Saved data entries
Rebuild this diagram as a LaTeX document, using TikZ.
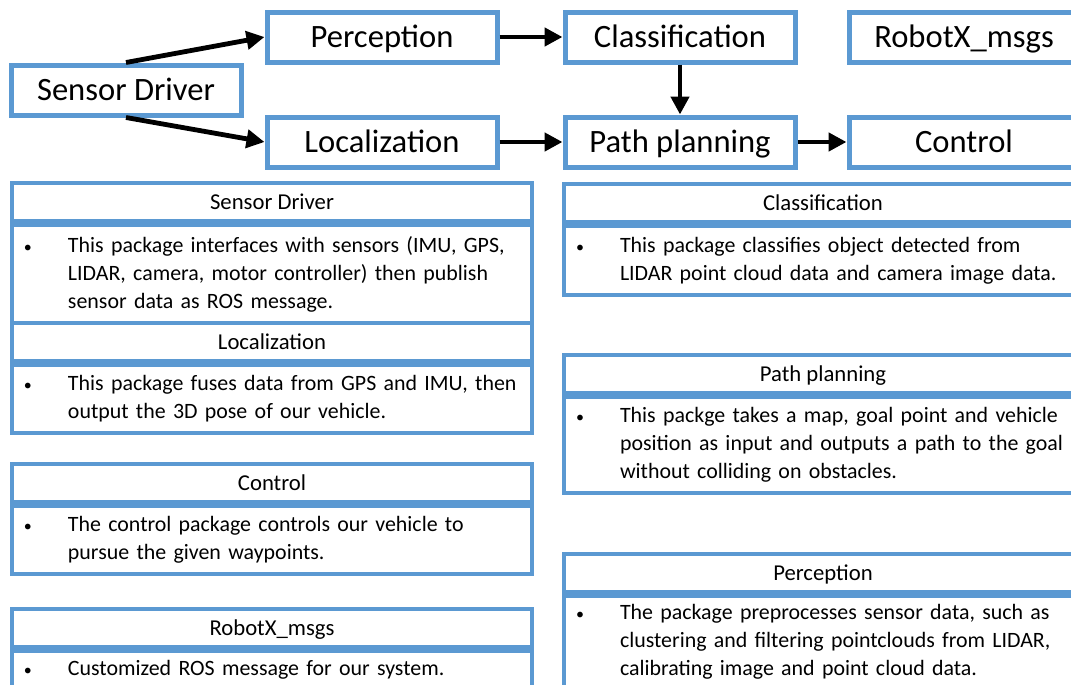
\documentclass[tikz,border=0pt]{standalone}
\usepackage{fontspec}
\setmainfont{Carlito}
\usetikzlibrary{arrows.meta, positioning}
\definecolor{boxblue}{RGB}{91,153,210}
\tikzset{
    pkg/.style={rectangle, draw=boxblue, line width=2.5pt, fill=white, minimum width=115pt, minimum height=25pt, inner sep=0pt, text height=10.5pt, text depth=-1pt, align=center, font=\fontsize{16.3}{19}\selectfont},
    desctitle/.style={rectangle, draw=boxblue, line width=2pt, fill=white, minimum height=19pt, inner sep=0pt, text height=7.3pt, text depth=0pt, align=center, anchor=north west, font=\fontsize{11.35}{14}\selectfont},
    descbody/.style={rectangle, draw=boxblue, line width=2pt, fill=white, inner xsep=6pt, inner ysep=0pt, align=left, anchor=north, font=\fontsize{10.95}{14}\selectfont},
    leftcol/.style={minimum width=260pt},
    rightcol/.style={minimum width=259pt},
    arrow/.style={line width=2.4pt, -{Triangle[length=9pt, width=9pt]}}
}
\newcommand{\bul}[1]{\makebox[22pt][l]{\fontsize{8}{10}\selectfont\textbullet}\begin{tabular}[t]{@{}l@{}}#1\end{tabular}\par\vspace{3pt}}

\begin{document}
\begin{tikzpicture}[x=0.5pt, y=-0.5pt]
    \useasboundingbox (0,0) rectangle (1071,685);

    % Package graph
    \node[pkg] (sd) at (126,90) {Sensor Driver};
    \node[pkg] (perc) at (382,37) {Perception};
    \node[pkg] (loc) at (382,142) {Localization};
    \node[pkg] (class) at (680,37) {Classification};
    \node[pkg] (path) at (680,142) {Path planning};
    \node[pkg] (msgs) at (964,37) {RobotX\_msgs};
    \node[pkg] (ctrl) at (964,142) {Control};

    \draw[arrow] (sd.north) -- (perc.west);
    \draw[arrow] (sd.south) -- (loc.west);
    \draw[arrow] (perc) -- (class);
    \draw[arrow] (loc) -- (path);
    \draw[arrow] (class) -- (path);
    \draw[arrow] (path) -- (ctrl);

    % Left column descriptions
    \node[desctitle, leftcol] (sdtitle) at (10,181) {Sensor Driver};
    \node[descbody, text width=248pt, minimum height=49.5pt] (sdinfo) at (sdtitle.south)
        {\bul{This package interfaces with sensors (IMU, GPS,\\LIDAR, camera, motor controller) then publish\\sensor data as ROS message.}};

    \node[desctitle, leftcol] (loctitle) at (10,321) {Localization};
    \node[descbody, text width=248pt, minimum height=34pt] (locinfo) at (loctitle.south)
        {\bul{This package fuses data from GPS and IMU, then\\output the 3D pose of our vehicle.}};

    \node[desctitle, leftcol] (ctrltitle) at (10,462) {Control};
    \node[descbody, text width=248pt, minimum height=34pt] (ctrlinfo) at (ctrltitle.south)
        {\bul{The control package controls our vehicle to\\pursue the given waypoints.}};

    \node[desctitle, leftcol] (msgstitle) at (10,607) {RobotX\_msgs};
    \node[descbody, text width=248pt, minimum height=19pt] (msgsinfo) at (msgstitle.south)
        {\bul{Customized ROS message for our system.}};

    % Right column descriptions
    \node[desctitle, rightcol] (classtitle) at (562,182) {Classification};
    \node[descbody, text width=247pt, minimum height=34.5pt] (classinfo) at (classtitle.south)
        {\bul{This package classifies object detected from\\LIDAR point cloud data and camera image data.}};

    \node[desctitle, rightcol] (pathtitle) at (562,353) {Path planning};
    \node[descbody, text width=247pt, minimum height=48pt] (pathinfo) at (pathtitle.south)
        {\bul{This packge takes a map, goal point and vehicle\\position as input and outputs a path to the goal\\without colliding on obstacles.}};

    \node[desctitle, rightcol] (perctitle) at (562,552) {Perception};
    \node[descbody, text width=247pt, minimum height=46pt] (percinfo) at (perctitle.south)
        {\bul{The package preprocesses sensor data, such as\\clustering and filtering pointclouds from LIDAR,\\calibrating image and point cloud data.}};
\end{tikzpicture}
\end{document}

---

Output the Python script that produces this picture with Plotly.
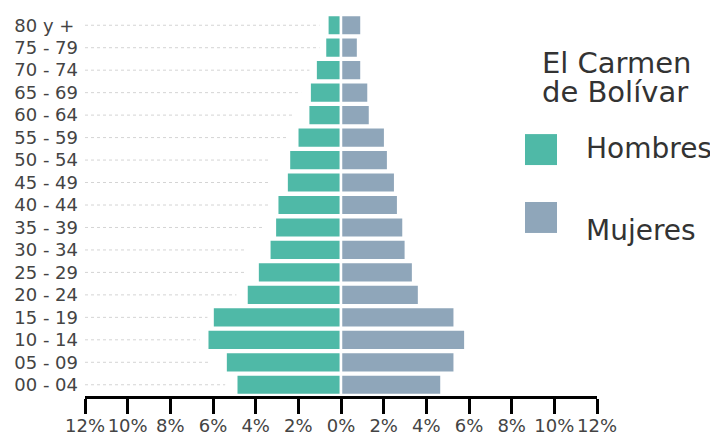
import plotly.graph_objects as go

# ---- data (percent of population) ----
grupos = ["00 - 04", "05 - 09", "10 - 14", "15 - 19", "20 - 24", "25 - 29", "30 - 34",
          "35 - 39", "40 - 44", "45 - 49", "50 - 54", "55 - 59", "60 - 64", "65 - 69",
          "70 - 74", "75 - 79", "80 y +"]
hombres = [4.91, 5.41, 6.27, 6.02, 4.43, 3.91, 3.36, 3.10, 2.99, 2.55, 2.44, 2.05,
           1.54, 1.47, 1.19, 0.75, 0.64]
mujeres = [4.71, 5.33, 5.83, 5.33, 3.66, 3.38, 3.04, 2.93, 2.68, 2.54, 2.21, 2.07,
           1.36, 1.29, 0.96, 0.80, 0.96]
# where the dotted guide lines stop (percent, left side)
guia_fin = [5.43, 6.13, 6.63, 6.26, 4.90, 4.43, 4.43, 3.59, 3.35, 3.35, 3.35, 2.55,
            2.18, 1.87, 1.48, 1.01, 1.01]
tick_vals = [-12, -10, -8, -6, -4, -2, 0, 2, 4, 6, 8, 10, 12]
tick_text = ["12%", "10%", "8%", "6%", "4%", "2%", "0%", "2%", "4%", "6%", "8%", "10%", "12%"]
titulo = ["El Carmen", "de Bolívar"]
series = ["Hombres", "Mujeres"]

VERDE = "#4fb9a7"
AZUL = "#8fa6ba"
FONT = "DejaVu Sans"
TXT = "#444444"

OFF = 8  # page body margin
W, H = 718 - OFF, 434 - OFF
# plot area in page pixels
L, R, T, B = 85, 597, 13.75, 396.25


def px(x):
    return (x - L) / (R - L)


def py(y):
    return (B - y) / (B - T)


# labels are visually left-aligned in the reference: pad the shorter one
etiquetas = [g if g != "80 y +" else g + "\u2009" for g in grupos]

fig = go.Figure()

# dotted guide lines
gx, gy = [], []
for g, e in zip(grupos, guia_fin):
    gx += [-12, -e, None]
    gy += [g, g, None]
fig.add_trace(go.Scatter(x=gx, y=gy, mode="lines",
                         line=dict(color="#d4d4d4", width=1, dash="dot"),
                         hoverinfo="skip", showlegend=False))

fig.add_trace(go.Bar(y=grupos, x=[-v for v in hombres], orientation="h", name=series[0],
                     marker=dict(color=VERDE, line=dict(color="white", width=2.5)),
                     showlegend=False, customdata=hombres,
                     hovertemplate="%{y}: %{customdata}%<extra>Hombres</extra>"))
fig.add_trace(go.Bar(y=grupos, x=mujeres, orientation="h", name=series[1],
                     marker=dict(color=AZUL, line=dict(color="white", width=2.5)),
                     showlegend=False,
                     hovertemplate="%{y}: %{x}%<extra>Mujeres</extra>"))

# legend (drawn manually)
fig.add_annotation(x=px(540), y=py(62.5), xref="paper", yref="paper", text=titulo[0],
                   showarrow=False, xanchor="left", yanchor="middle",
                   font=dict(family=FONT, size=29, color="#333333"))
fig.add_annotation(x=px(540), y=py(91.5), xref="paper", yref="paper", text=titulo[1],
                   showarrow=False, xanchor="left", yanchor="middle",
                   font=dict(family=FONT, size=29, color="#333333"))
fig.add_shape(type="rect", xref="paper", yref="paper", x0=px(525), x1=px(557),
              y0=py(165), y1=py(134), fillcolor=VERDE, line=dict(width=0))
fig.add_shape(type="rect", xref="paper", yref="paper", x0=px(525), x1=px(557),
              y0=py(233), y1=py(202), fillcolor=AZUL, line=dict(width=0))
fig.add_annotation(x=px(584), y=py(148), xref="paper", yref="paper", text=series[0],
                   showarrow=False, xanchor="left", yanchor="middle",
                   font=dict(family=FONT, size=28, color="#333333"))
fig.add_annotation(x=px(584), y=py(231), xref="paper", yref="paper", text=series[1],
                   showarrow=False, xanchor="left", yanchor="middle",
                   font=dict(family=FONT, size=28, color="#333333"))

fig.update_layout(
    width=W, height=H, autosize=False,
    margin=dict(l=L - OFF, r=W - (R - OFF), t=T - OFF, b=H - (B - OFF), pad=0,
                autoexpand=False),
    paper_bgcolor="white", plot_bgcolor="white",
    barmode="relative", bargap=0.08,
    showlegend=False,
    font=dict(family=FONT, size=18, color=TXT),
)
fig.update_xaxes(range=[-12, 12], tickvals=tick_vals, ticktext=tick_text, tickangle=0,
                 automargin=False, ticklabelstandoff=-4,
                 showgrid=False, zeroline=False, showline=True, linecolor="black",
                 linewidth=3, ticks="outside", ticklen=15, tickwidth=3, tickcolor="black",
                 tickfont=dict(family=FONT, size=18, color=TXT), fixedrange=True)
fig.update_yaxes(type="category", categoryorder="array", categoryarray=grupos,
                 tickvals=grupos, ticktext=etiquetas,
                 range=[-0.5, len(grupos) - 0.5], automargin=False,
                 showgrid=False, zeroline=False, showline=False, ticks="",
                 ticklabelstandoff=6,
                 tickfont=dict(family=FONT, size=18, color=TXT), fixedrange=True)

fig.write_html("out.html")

— Task instructions —
Except for the pictures, write out exactly the lines from the line that contains "Output the Python" through the line that contains "import plotly.graph_objects as go", including both.

— Result of this exercise —
Output the Python script that produces this picture with Plotly.
import plotly.graph_objects as go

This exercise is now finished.